Mientras, por la televisión o en el periódico, el veraneante interior comprueba cómo el verano oficial, el de las playas y los apartamentos, el de los reyes y los famosos, el de sus vecinos más cosmopolitas, sigue también su periplo igual que todos los años, arrastrado por una extraña corriente, la del verano, que, no por silenciosa y metafísica, es menos imperceptible. Es la misma corriente que a él le arrastra desde que llegó a su sitio y que le va adormeciendo de día en día, por más que intente evitarlo, hasta acabar convirtiéndolo en un nuevo pecio cuya deriva aumenta con las semanas. A veces intenta rebelarse contra ella, se levanta de la hamaca o del sillón queriendo ponerle freno, pero sucumbe de nuevo ante su irresistible empuje, que no es otro que el de la melancolía. Y es que el verano interior, como se nutre de la nostalgia, se termina por hacer nostalgia él mismo.
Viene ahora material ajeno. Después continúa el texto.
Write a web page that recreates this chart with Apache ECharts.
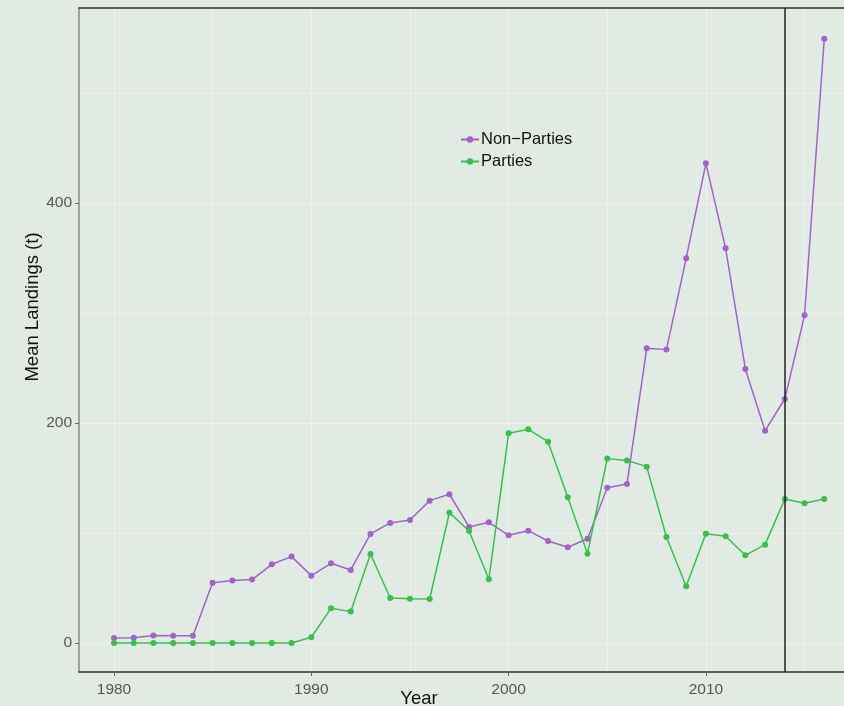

Nostalgia de aquellos años en los que los veraneantes llegaban con sus maletas y sus séquitos de sirvientes en sus coches de época o en el tren y nostalgia de un tiempo en que los campesinos de este país tenían todavía un sueño que realizar: convertirse, por mor de los estudios o el trabajo en la ciudad, en nuevos veraneantes para que sus padres estuvieran orgullosos viéndoles llegar cada año a veranear y no a trabajar como hacían ellos.